App for repair requests at the campus

| Michaela Nesvarova

If you live or work at the UT campus, you might have experience with submitting requests for repairs in your house or office. You might also know that doing so isn’t always an easy and transparent process. UT researchers Alberto Martinetti and Roberto Reyes García have decided to change that. They are developing an online platform that will allow you to send and track your maintenance requests with a push of a button.


The two Maintenance Engineering experts have recently started the UT Maintain Living Smart Campus project, which aims to generally improve maintenance of the university campus. ‘The end product of this project will be an online platform accessible from your computer or through an app on your phone,’ explains Roberto Reyes García, who has also lived on the campus and knows how cumbersome it can be to report problems and get them fixed.
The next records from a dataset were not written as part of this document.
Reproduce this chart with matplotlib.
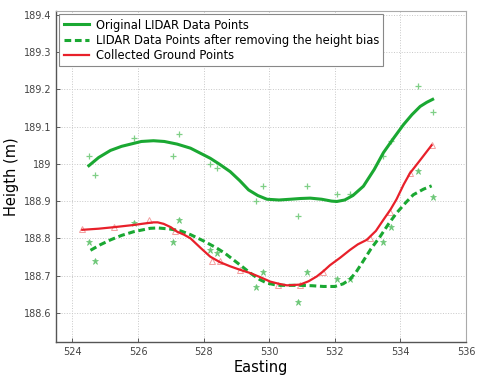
import matplotlib
matplotlib.use("Agg")
import matplotlib.pyplot as plt

# original LIDAR points (+)
orig_x = [524.5, 524.7, 525.87, 527.07, 527.26, 528.2, 528.4, 529.6, 529.8, 530.89,
          531.16, 532.06, 532.46, 533.46, 533.71, 534.54, 535.0]
orig_y = [189.02, 188.97, 189.07, 189.02, 189.08, 189.0, 188.99, 188.90, 188.94, 188.86,
          188.94, 188.92, 188.92, 189.02, 189.06, 189.21, 189.14]

# LIDAR points after removing bias (*)
adj_x = [524.5, 524.7, 525.87, 527.07, 527.26, 528.2, 528.4, 529.6, 529.8, 530.89,
         531.16, 532.06, 532.46, 533.46, 533.71, 534.54, 535.0]
adj_y = [188.79, 188.74, 188.84, 188.79, 188.85, 188.77, 188.76, 188.67, 188.71, 188.63,
         188.71, 188.69, 188.69, 188.79, 188.83, 188.98, 188.91]

# collected ground points (triangles)
gnd_x = [524.3, 525.26, 526.32, 527.13, 528.25, 528.5, 529.1, 530.28, 530.94, 531.65,
         533.07, 533.68, 534.3, 534.95]
gnd_y = [188.825, 188.83, 188.85, 188.82, 188.74, 188.74, 188.716, 188.676, 188.676, 188.71,
         188.80, 188.87, 188.975, 189.05]

# fitted curves
orig_cx = [524.5, 524.8, 525.16, 525.5, 525.87, 526.1, 526.47, 526.8, 527.19, 527.6,
           528.2, 528.5, 528.81, 529.1, 529.37, 529.65, 529.93, 530.3, 530.64, 530.95,
           531.25, 531.6, 531.9, 532.06, 532.3, 532.55, 532.87, 533.2, 533.48, 533.8,
           534.09, 534.35, 534.6, 534.8, 534.98]
orig_cy = [188.995, 189.017, 189.036, 189.047, 189.055, 189.06, 189.062, 189.06, 189.053, 189.042,
           189.015, 188.998, 188.979, 188.955, 188.93, 188.915, 188.905, 188.903, 188.905, 188.907,
           188.908, 188.905, 188.9, 188.899, 188.903, 188.915, 188.94, 188.985, 189.03, 189.07,
           189.105, 189.132, 189.154, 189.165, 189.173]

adj_cx = [524.55, 524.85, 525.16, 525.5, 525.87, 526.37, 526.6, 526.98, 527.3, 527.6,
          528.0, 528.4, 528.65, 528.9, 529.15, 529.42, 529.7, 529.93, 530.15, 530.33,
          530.94, 531.3, 531.65, 532.0, 532.25, 532.46, 532.65, 532.87, 533.1, 533.38,
          533.63, 533.88, 534.15, 534.39, 534.7, 534.95]
adj_cy = [188.768, 188.783, 188.796, 188.808, 188.818, 188.827, 188.828, 188.825, 188.82, 188.81,
          188.793, 188.774, 188.76, 188.743, 188.726, 188.707, 188.69, 188.68, 188.676, 188.674,
          188.674, 188.673, 188.671, 188.671, 188.678, 188.69, 188.71, 188.74, 188.772, 188.805,
          188.838, 188.868, 188.895, 188.917, 188.932, 188.941]

gnd_cx = [524.3, 524.8, 525.26, 525.87, 526.2, 526.47, 526.6, 526.78, 527.0, 527.19,
          527.4, 527.6, 527.9, 528.2, 528.5, 528.81, 529.1, 529.42, 529.75, 530.03,
          530.3, 530.54, 530.94, 531.2, 531.45, 531.65, 531.85, 532.16, 532.46, 532.7,
          532.97, 533.25, 533.48, 533.7, 533.88, 534.1, 534.29, 534.6, 534.95]
gnd_cy = [188.823, 188.826, 188.83, 188.836, 188.84, 188.843, 188.843, 188.839, 188.83, 188.818,
          188.81, 188.80, 188.775, 188.751, 188.736, 188.725, 188.716, 188.707, 188.695, 188.684,
          188.678, 188.674, 188.676, 188.685, 188.698, 188.712, 188.728, 188.748, 188.769, 188.784,
          188.796, 188.82, 188.85, 188.878, 188.905, 188.945, 188.975, 189.01, 189.05]

green = "#1aa832"
red = "#e8202a"

fig = plt.figure(figsize=(4.83, 3.8), dpi=100)
ax = fig.add_axes([0.116, 0.1, 0.849, 0.871])

ax.plot(orig_x, orig_y, "+", color="#7fcf86", ms=5, mew=0.9, zorder=2)
ax.plot(adj_x, adj_y, "*", color="#6cc777", ms=5, mew=0.5, zorder=2)
ax.plot(gnd_x, gnd_y, "^", mfc="none", mec="#f2a0a0", ms=5, mew=0.7, zorder=2)

ax.plot(orig_cx, orig_cy, "-", color=green, lw=2.2, label="Original LIDAR Data Points",
        solid_joinstyle="round", zorder=3)
ax.plot(adj_cx, adj_cy, "--", color=green, lw=2.2, dashes=(2.2, 1.2),
        label="LIDAR Data Points after removing the height bias", zorder=3)
ax.plot(gnd_cx, gnd_cy, "-", color=red, lw=1.6, label="Collected Ground Points",
        solid_joinstyle="round", zorder=4)

ax.set_xlim(523.5, 536)
ax.set_ylim(188.522, 189.41)
ax.set_xticks([524, 526, 528, 530, 532, 534, 536])
ax.set_xticklabels(["524", "526", "528", "530", "532", "534", "536"])
ax.set_yticks([188.6, 188.7, 188.8, 188.9, 189.0, 189.1, 189.2, 189.3, 189.4])
ax.set_yticklabels(["188.6", "188.7", "188.8", "188.9", "189", "189.1", "189.2", "189.3", "189.4"])
ax.tick_params(direction="in", labelsize=7, colors="#444444", length=3, width=0.6)
ax.grid(True, linestyle=":", color="#c8c8c8", lw=0.7)
for s in ["left", "bottom"]:
    ax.spines[s].set_color("#555555")
    ax.spines[s].set_linewidth(1.0)
for s in ["top", "right"]:
    ax.spines[s].set_color("#aaaaaa")
    ax.spines[s].set_linewidth(0.8)

ax.set_xlabel("Easting", fontsize=10.5, labelpad=2)
ax.set_ylabel("Heigth (m)", fontsize=10.5, labelpad=3)

leg = ax.legend(loc="upper left", fontsize=8.3, handlelength=2.2, borderpad=0.35,
                labelspacing=0.2, fancybox=False, framealpha=1, borderaxespad=0.3,
                handletextpad=0.6)
leg.get_frame().set_edgecolor("#888888")
leg.get_frame().set_linewidth(0.8)

fig.savefig("out.png", dpi=100)
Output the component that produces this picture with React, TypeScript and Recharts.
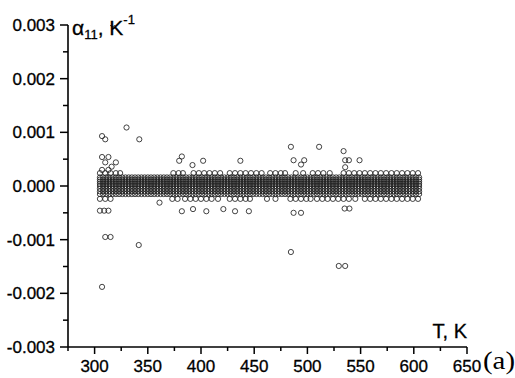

‘Nowadays it takes very long to even get a response to your request. There are too many parties involved and you often get referred from one person to another before you find someone who can help you,’ continues Reyes García. ‘Users also get very little feedback and therefore don’t know what is actually happening with their request and if and when their issue will be fixed.’

Report issues, win points

‘Based on this, we saw that there was an opportunity for improvement and submitted our proposal to the Living Smart Campus program,’ says Alberto Martinetti. ‘The resulting app will cover the whole campus. It will allow students, staff members and even guests to report all issues – everything from a broken light bulb to a leaky pipe. The user interface will be very intuitive. People will only need to select existing options and will even have the possibility to upload a photo or a video of the issue.’

‘The idea is to make the process more attractive for people and make sure that they react if they see something at the campus isn’t working,’ clarifies Reyes García. ‘That’s why users will have the opportunity to win points through the app and exchange these points for free products, for example.’  

App ready in 2018

The researchers are already busy with involving external companies in the project, including De Veste that manages housing at the UT. ‘In the end, De Veste will benefit from the project, because the structured approach of this platform will save them money,’ thinks Martinetti. ‘To ensure users only need one platform, we will also try to use the existing maintenance system used by the UT’s Facility Service Center (Facilitair Bedrijf).’  

The UT Maintain platform is currently under development. The first beta version of the app should be ready at the beginning of 2018, while the final version should be launched later that year. To accommodate all users at the UT campus, the app will be available in both English and Dutch.